I am compelled by and find respite in recording the quiet beauty in everyday objects, domestic interiors, slices of Americana, backyard views, old family photographs and industrial cityscapes. My work is a fundamental investigation of light and space and my relationship with particular objects and views to which I am viscerally connected.
I start each painting with very general shapes placed often with a palette knife, and refine until the process is complete. This usually takes at least a couple of months, depending on the size of the piece. The layering of the oil paint lends a weight and permanence to the scenes and objects, further enhancing the way in which these places are reinforced in my memory over many separate encounters.
I am especially drawn to interiors and urban landscapes that combine old and new elements in awkward or sometimes subtle, unsettling ways. The elements I return to, that draw me in, include exposed piping and brick, cabinetry with vintage fixtures, old archways and doorways, kitchen sinks and antique appliances. The combination of these older elements with contemporary items might be suggestive of a nostalgic struggle, or quiet tension, held in balance in the often overlooked, every day space.
Suzanne Elizabeth was born in Helena, Montana in 1976 and grew up in Oakland, California, and Bellingham and Tacoma, Washington.
Suzanne studied painting at the University of Puget Sound under Jim Phalen and Melissa Weinman, both established Northwest realist painters. From Jim she first learned to allow the process to take its time, to let each piece emerge at its own pace and not force it. Melissa’s technical eye and rigorous classes nurtured the discipline of seeing, recording and creating compelling compositions. She credits Johannes Vermeer and Edward Hopper as her first greatest influences.

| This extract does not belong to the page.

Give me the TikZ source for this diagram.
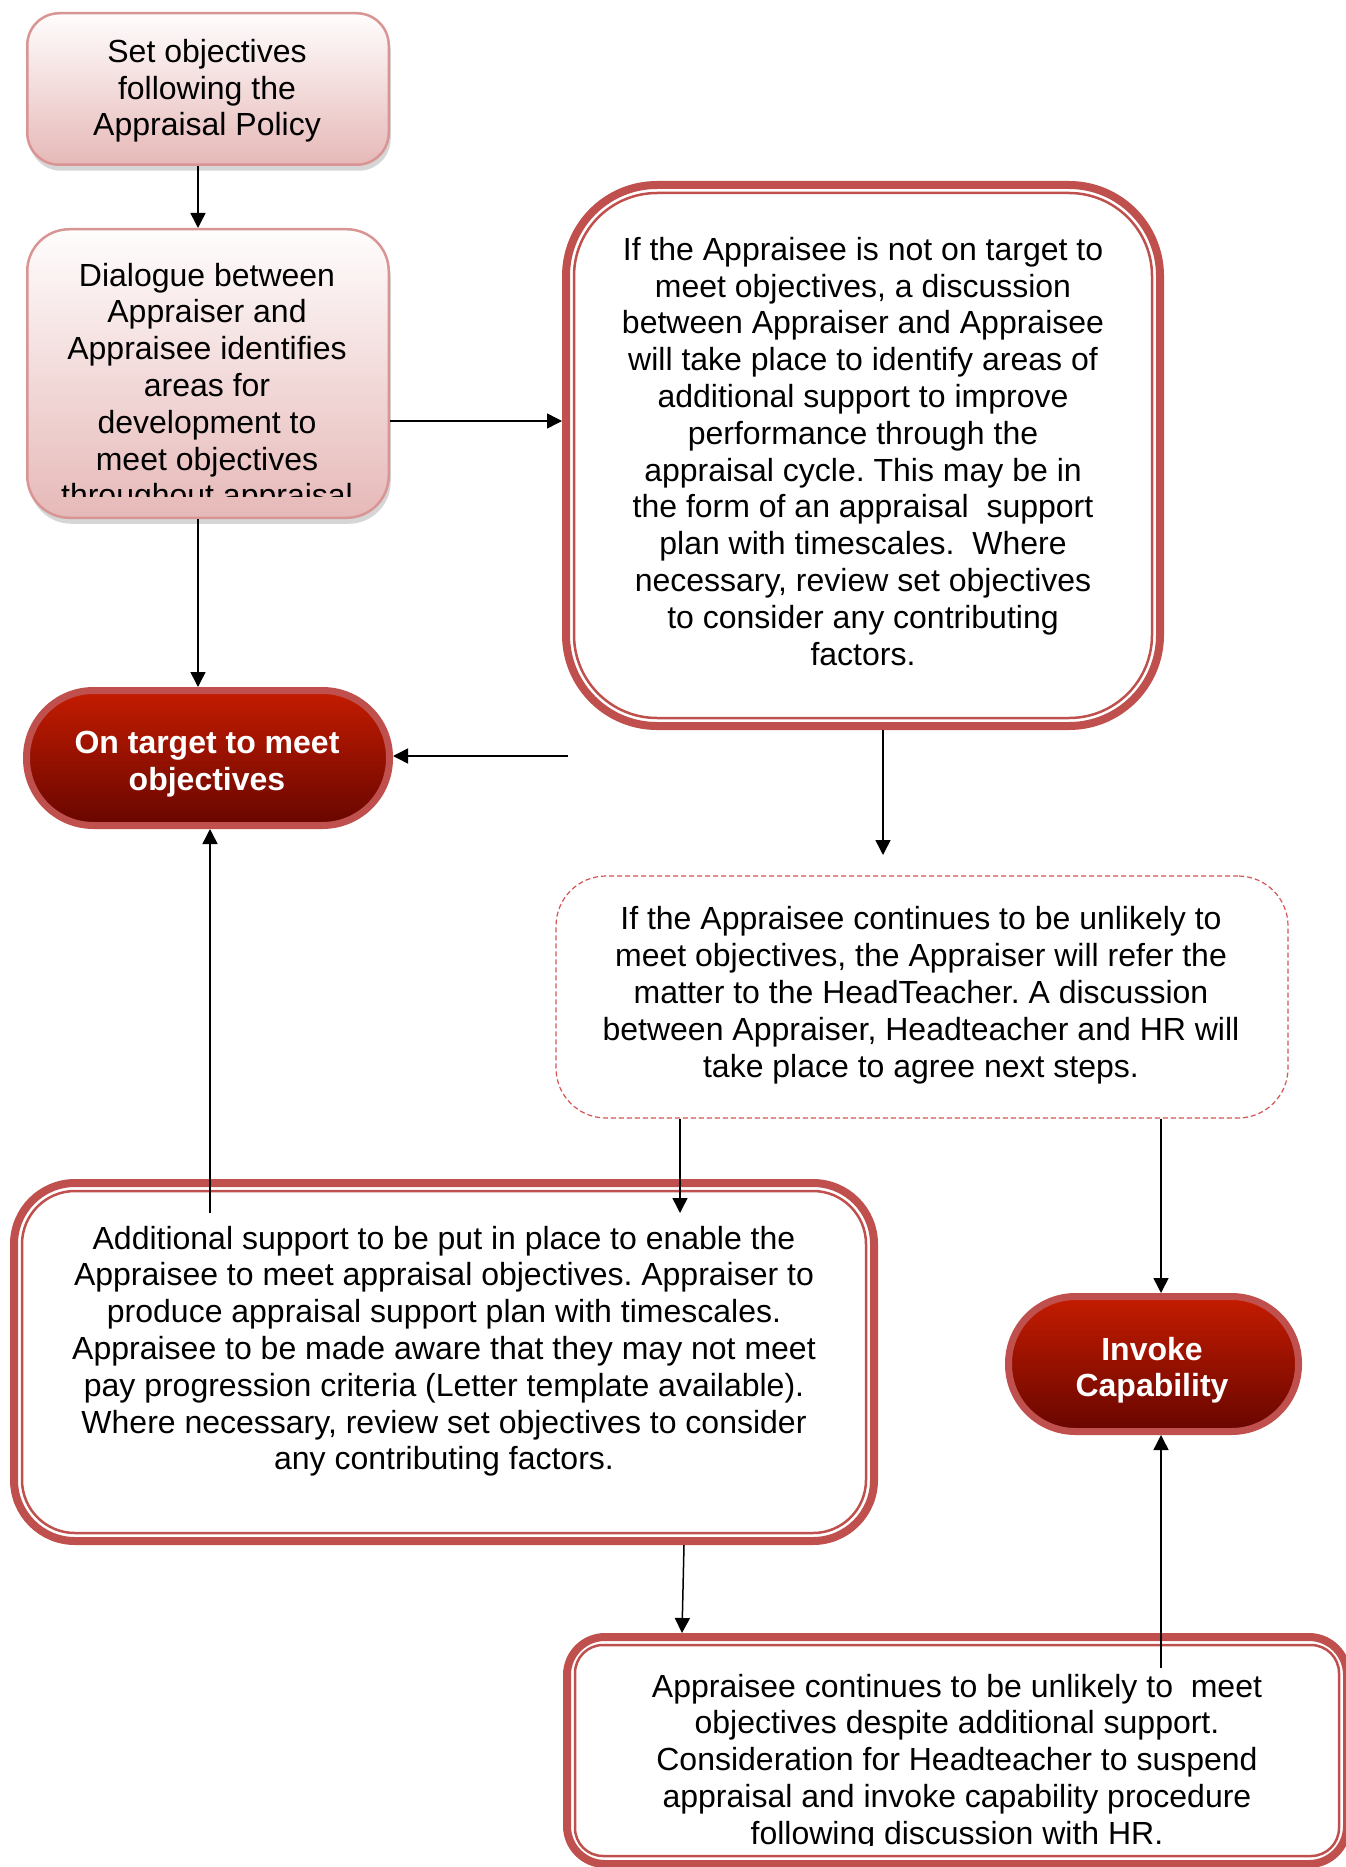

After graduating with honors in 1998, Suzanne moved to Portland, Oregon. Over the last 16 years, she has shown her work in numerous cafes, restaurants and galleries in Portland, including Multnomah Arts Center, Beam and Anchor, Coffeehouse Northwest, Extracto, Accanto, Bakery Bar, Cafe Mingo, L’Astra, Night Light, People’s Art of Portland, the B&O building, Piper Cafe, and the Red E. She also hosted art shows in 2005 and 2006 in her loft overlooking SE and SW Portland, the place where her passion for painting urban landscapes was born. The inspiring view that presented itself to her daily through the arched windows beckoned her to paint it over and over again. And the inside of the loft inspired its own series of interiors.
She has created an avid following in the Portland area painting the tranquil scenes of everyday places and objects: a room with a table and chair, the basement containing seldom-used furniture, blankets and keepsakes, the view from a high windowed loft overlooking the city, all bathed in the filtered light of a cloudy day. The light in much of her work speaks specifically of the Northwest with its diffusion in a soft pallet and oblique sun angles that cast little shadow.
Her work has been dubbed “domestic realism,” as it recalls the quiet, slow lives of familiar things in the places in which she has lived and worked. She paints familiar things that anyone would recognize from his or her own life, made specific by the detail with which she lovingly renders each corner and contour. Her locations are intensely specific to her place, yet her subjects are so familiar they could be almost anywhere. A Portlander would surely recognize the ubiquity of retrofitted war era architecture, yet almost anyone couldn’t help feeling wistfully nostalgic at the placement of a butter dish or midcentury printed glassware.
As part of her fascination with the familiar, her eyes and brush have increasingly focused on the urban landscape that surrounds her: the view from her window, the street corner on her bike ride to work, a scene from the MAX. Her current work increasingly captures the urban environment of Portland in an intimate portrait of daily scenes and sites that are often overlooked yet represent the uniqueness of what living here is like.
A large canvas can take months to complete. In order not to tire of staring at one image, she works on multiple pieces at once. In recent years, she has begun to accept commissions. The last was completed this year: a six by four foot urban landscape for the new Marriott Residence Inn in Portland’s Pearl District. Her newest body of work is based primarily on memories and pictures from a trip to Italy in 2013.